*** Material supplied ***
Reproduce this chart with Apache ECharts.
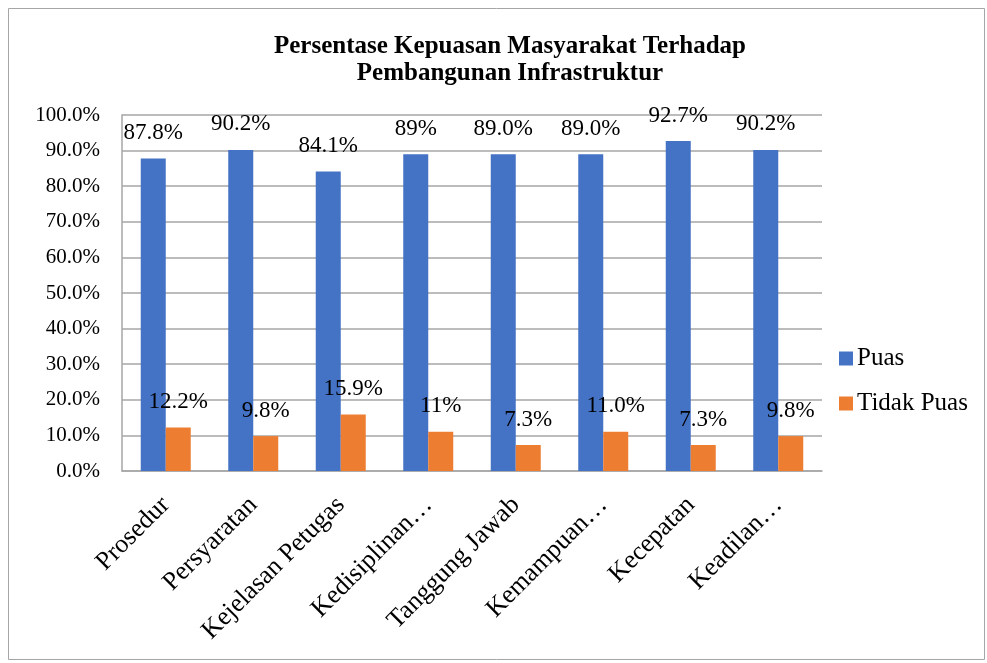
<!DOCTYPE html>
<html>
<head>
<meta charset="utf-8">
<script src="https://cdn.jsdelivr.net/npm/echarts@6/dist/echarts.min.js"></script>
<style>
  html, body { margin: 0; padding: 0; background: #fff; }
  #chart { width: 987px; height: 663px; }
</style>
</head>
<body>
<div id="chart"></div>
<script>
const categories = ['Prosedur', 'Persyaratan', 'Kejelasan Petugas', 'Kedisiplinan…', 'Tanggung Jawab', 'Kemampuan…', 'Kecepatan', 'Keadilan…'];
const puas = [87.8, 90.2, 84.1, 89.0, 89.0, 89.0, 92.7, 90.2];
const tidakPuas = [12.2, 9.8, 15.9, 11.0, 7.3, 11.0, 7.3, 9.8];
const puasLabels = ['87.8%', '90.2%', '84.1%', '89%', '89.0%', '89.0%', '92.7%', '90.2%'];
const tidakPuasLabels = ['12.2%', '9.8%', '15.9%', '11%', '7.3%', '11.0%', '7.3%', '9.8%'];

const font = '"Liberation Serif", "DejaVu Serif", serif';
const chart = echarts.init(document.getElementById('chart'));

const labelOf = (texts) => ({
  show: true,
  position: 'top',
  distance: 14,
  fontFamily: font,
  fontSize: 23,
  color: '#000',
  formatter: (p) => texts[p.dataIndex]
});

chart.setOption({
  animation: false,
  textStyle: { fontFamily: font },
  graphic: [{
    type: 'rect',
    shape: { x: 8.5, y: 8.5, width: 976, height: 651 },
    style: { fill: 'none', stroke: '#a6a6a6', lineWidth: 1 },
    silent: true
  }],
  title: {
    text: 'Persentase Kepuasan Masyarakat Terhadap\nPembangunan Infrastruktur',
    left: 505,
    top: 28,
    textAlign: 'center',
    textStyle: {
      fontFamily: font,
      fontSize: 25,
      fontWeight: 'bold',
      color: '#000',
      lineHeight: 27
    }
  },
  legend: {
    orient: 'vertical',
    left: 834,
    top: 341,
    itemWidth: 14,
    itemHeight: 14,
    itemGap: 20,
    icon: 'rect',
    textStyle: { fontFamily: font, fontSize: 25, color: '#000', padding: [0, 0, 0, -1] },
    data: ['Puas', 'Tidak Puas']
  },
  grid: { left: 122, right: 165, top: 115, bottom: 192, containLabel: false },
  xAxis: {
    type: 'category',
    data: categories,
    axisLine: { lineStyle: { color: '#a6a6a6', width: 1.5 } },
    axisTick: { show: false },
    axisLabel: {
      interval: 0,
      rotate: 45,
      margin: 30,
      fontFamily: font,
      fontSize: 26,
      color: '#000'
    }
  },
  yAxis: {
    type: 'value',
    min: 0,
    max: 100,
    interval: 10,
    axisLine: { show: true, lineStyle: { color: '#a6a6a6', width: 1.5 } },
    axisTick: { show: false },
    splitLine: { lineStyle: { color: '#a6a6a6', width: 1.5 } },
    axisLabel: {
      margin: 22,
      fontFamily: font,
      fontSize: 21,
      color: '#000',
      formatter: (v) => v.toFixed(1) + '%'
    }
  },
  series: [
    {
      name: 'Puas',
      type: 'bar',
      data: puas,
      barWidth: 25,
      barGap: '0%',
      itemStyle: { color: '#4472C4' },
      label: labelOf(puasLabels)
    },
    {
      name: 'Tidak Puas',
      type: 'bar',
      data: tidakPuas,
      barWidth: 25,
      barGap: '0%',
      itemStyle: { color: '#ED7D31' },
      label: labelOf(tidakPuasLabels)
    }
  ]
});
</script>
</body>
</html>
***
*** Material supplied ***
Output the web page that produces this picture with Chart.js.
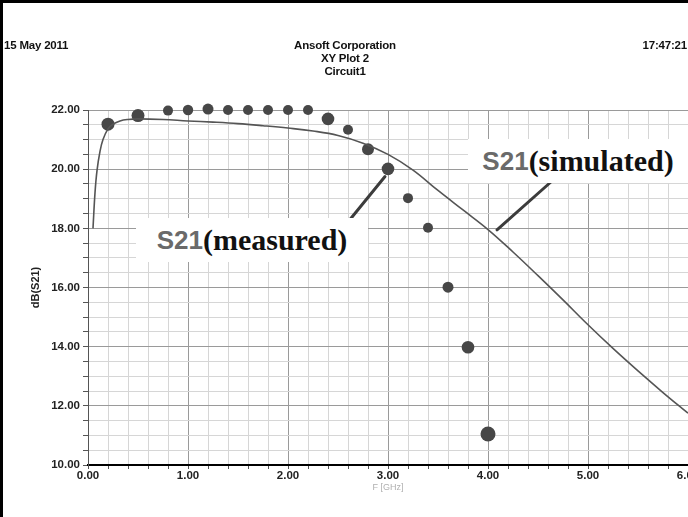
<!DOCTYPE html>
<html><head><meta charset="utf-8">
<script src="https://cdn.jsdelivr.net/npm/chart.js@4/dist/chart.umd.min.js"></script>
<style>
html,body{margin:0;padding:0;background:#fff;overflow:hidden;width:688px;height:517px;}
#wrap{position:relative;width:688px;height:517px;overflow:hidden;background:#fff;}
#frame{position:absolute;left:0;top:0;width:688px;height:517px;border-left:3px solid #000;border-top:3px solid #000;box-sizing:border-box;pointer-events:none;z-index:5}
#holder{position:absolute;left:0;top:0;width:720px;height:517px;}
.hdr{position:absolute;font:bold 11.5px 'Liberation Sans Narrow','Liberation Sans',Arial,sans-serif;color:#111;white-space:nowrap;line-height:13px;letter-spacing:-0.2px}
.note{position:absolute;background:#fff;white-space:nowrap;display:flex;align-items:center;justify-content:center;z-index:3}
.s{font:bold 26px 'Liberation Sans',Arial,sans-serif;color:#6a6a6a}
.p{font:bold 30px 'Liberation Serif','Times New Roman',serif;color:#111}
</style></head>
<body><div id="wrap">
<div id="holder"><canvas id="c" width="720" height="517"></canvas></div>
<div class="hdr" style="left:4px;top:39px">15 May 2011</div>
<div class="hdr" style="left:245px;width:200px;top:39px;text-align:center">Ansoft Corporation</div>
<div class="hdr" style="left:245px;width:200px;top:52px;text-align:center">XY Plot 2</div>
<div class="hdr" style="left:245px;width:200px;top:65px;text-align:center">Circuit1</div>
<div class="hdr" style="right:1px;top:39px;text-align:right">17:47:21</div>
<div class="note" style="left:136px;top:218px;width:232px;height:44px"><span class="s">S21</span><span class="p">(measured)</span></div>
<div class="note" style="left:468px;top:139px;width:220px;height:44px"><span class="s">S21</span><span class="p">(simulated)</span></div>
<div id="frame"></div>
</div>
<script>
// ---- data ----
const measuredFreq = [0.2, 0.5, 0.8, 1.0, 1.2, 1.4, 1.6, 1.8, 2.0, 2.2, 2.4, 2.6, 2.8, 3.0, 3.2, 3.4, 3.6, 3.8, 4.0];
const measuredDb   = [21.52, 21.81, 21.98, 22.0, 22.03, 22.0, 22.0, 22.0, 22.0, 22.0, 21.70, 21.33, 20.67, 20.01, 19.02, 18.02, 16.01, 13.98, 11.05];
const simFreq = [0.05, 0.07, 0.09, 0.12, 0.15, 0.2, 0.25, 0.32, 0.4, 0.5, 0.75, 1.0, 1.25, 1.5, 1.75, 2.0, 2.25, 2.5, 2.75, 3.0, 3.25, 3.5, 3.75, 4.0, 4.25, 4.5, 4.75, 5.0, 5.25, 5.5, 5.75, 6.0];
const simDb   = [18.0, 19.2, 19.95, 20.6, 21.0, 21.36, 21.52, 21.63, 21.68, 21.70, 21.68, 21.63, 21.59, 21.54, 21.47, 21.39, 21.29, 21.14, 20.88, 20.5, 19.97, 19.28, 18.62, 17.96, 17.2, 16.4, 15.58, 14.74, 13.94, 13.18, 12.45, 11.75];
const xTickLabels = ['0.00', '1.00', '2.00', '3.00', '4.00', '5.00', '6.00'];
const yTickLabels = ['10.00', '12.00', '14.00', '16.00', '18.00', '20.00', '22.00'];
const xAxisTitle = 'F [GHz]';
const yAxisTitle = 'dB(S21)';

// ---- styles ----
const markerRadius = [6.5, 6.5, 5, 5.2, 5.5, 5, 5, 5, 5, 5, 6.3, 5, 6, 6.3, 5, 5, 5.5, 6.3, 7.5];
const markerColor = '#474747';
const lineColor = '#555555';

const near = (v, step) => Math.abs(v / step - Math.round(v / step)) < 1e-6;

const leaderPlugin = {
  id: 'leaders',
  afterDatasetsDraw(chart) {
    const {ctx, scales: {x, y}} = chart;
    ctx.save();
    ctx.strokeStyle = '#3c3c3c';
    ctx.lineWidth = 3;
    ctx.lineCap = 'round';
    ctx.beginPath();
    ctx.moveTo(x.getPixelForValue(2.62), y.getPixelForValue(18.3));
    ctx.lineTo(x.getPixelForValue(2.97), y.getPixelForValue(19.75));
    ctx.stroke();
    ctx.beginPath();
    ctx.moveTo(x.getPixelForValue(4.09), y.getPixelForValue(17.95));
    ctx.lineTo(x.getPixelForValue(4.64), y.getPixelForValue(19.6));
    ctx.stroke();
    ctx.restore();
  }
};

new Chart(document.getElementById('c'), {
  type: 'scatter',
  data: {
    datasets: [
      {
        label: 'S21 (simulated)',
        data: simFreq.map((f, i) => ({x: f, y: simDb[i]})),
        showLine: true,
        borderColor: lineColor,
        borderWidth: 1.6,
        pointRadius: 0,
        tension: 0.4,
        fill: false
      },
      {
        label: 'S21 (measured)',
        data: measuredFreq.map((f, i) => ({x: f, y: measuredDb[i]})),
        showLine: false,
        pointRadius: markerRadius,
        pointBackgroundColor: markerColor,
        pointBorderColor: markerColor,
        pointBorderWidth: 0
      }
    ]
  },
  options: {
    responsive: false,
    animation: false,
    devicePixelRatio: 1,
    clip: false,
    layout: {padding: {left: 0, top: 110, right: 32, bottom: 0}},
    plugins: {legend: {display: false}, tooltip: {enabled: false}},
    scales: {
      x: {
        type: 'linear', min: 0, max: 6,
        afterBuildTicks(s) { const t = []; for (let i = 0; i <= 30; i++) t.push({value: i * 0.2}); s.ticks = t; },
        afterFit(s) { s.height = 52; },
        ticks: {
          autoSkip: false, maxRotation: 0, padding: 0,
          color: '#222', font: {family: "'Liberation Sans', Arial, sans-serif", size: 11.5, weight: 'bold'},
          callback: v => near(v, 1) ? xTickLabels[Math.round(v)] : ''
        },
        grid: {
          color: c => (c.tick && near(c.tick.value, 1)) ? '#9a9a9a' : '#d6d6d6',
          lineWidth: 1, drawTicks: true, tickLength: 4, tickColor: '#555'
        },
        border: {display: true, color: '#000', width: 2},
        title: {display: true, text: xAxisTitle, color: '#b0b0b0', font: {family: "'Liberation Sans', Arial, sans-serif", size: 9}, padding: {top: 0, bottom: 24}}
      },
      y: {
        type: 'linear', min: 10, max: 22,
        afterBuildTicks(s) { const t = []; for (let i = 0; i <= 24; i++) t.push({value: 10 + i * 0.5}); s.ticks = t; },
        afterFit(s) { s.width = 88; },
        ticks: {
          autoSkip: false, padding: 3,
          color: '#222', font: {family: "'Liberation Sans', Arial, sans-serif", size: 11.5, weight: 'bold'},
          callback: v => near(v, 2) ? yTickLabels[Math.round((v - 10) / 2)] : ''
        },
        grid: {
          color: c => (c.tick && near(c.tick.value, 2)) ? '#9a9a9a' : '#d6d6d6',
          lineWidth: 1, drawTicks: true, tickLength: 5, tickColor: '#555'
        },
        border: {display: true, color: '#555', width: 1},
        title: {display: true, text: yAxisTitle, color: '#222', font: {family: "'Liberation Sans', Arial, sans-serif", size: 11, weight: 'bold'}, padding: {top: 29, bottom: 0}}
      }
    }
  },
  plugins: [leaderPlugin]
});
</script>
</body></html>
***
Copy out the listing above from the line containing "Reproduce this chart with Apache ECharts." to the line containing "const chart = echarts.init(document.getElementById('chart'));", both included, exactly as written and minus the images.

Reproduce this chart with Apache ECharts.
<!DOCTYPE html>
<html>
<head>
<meta charset="utf-8">
<script src="https://cdn.jsdelivr.net/npm/echarts@6/dist/echarts.min.js"></script>
<style>
  html, body { margin: 0; padding: 0; background: #fff; }
  #chart { width: 987px; height: 663px; }
</style>
</head>
<body>
<div id="chart"></div>
<script>
const categories = ['Prosedur', 'Persyaratan', 'Kejelasan Petugas', 'Kedisiplinan…', 'Tanggung Jawab', 'Kemampuan…', 'Kecepatan', 'Keadilan…'];
const puas = [87.8, 90.2, 84.1, 89.0, 89.0, 89.0, 92.7, 90.2];
const tidakPuas = [12.2, 9.8, 15.9, 11.0, 7.3, 11.0, 7.3, 9.8];
const puasLabels = ['87.8%', '90.2%', '84.1%', '89%', '89.0%', '89.0%', '92.7%', '90.2%'];
const tidakPuasLabels = ['12.2%', '9.8%', '15.9%', '11%', '7.3%', '11.0%', '7.3%', '9.8%'];

const font = '"Liberation Serif", "DejaVu Serif", serif';
const chart = echarts.init(document.getElementById('chart'));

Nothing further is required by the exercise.